In no uncertain terms, Robert Hubsher, executive director of the Ramapo Catskill Library System, told the New City Library Board of Trustees on Thursday that its closed session on February 13 appears to have violated the Open Meetings Law. Hubsher said the Open Meetings Law requires seven days notice and that was not provided for the special meeting held last Wednesday. Hubsher noted the topic of the closed session held during the special meeting did not meet any of the eight criteria specified by the Open Meetings Law. He said a complaint was originally been lodged with one of the New York State Department of Education Regents and it was passed through to his office.
“It’s questionable under Open Meetings Law,” said Hubsher. “I would suggest that at minimum whatever decisions were taken at that meeting be revisited at a properly called public meeting and reaffirmed by the board.”
Prior to calling that executive session, Board President Tom Ninan said it would deal with explaining the president’s role. When the executive session ended, the trustees by a three to one vote approved Ninan’s attendance at library staff meetings.
On Thursday, Trustee Ed Kallen asked Ninan to declare the special meeting null and void and vacate all actions taken at it. Kallen and other trustees said they received email notification at 10:31 p.m. on Sunday, Feb. 10 for the 5:30 p.m. special meeting on Wednesday, Feb. 13.
“The bylaws call for four day notice,” said Kallen. “There was no public notice as far as I know about the special meeting. And you then received powers which I don’t think are valid powers at an invalid meeting.”
Kallen then made a motion, “I’d like to move that this board declare that meeting and all business that arose form that meeting be declared invalid and void.”
Ninan said it was his understanding that he did everything correctly. Trustee George Jacobson reminded Ninan of his agreement to get a letter from the board’s attorney stating the property procedures were followed. Jacobson said on Thursday he had not received the letter yet.
With about 50 people in attendance, Hubsher said the board should not deal directly with staff and that contact should go through the library director who is considered the chief executive officer.
“It’s really important to maintain the hierarchy,” said Hubsher. “Hierarchies exist because decisions have to be made.”
He warned that when the board gets between management and staff, it breaks down the hierarchy. Hubsher reminded the board that the director runs the library on a daily basis whereas the board sets policy.

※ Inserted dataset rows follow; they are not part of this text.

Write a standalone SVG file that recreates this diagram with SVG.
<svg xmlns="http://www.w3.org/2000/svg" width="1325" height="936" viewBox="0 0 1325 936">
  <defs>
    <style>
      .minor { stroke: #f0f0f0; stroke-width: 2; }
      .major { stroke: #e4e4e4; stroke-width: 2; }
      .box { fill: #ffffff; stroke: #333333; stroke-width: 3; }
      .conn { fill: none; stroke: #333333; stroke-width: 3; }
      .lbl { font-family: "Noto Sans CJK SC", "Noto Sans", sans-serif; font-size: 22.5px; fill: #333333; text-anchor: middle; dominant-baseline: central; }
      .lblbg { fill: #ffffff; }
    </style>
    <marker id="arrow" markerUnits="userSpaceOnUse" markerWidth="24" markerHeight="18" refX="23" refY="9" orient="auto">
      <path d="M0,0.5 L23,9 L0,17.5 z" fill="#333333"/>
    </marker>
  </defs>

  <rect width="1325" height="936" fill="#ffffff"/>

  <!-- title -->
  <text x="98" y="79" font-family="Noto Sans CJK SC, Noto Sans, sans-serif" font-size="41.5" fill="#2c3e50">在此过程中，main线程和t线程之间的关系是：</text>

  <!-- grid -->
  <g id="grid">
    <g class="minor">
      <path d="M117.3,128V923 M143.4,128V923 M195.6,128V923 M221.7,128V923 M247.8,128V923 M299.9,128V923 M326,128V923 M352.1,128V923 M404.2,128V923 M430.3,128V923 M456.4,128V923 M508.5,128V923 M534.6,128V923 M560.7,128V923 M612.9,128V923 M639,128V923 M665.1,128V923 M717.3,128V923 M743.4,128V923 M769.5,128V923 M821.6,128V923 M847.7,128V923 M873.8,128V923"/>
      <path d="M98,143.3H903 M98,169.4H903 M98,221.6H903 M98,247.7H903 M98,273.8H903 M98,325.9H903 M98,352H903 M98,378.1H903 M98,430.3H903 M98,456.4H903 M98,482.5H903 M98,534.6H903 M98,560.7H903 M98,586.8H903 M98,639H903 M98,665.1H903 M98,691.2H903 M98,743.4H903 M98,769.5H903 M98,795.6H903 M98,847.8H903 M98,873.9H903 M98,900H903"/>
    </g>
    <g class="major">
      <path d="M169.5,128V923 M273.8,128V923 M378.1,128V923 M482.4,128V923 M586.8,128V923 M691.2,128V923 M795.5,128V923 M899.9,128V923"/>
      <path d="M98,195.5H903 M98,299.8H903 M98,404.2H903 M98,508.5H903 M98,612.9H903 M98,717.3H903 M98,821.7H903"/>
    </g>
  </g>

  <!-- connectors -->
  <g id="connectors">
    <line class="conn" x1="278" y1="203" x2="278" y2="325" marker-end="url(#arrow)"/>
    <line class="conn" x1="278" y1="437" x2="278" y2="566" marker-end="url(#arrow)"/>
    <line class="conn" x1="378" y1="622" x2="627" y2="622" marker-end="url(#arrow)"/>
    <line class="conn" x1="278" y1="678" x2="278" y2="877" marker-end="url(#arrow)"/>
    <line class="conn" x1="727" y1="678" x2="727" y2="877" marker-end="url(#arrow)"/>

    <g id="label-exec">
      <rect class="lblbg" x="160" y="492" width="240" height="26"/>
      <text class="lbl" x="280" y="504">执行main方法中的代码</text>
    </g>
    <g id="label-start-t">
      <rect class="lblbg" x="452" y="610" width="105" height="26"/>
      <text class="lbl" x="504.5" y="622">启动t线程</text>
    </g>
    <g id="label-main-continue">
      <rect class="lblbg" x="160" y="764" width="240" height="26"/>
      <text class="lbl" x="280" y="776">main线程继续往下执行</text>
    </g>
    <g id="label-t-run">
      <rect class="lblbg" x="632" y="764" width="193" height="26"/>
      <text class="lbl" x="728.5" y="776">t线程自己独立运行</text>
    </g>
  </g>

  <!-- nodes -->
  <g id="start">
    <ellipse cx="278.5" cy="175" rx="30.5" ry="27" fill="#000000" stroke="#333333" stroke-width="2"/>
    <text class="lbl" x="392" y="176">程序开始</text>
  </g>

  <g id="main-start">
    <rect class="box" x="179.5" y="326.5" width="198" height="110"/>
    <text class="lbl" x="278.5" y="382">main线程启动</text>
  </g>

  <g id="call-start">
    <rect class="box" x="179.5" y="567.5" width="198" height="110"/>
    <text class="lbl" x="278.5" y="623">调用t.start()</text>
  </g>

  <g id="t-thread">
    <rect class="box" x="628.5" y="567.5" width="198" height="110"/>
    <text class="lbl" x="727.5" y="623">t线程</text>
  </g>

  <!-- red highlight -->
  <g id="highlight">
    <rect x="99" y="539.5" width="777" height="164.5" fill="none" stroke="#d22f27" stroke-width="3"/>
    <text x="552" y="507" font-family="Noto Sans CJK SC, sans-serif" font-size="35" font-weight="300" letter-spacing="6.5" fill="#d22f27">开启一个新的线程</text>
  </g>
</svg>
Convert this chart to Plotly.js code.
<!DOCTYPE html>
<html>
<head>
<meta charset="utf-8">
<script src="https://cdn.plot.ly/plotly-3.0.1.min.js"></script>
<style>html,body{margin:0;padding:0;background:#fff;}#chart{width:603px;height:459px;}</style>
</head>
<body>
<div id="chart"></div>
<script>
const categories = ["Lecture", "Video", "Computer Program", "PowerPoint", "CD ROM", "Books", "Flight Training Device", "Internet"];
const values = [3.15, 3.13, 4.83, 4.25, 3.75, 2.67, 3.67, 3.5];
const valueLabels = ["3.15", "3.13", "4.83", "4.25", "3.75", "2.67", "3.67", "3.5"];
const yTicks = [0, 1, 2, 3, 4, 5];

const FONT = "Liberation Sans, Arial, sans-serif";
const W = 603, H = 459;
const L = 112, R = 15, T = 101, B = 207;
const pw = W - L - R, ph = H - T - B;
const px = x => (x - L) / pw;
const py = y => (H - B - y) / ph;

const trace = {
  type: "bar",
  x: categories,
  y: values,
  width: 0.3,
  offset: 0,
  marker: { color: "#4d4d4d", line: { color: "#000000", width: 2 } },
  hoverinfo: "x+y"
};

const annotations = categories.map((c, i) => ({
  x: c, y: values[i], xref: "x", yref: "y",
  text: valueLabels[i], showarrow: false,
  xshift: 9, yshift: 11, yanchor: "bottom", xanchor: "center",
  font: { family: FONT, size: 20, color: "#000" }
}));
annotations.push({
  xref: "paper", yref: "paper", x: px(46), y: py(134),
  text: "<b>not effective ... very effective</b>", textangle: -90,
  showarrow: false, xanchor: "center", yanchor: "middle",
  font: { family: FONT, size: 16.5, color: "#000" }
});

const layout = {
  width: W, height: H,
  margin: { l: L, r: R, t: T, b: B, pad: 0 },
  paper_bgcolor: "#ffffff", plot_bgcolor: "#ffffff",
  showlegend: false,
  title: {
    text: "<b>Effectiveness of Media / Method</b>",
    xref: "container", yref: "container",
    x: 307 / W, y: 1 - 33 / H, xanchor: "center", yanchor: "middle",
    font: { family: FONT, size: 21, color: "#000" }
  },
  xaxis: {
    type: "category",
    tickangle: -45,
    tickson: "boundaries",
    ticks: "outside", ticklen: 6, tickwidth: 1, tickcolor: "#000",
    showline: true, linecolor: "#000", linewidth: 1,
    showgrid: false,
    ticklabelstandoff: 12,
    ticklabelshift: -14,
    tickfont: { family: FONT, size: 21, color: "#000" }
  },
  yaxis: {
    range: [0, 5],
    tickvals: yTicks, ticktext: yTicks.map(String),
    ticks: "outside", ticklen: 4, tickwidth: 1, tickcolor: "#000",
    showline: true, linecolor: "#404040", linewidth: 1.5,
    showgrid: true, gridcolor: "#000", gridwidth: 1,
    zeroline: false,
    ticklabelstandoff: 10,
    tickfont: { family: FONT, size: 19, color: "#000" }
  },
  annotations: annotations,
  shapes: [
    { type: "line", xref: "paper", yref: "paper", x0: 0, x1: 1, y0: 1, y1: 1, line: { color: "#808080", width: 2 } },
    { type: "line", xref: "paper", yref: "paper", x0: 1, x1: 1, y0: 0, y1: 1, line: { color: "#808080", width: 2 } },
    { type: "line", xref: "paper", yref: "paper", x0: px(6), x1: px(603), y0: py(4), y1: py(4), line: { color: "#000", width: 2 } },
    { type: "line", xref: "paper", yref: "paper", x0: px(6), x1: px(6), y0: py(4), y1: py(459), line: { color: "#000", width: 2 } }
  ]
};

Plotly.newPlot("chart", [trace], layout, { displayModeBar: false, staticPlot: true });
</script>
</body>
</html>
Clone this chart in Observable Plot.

Even though the library does not have a director, Hubsher said it has 12 fulltime librarians on staff who are qualified to make decisions, there is no reason for the board to be involved in the day to day operations and the board has had the option of appointing an interim director who was not a staff member.
“You had the opportunity to look to somebody else inside the building or outside,” he said.
The board did not take any formal action to vacate the actions of the special meeting.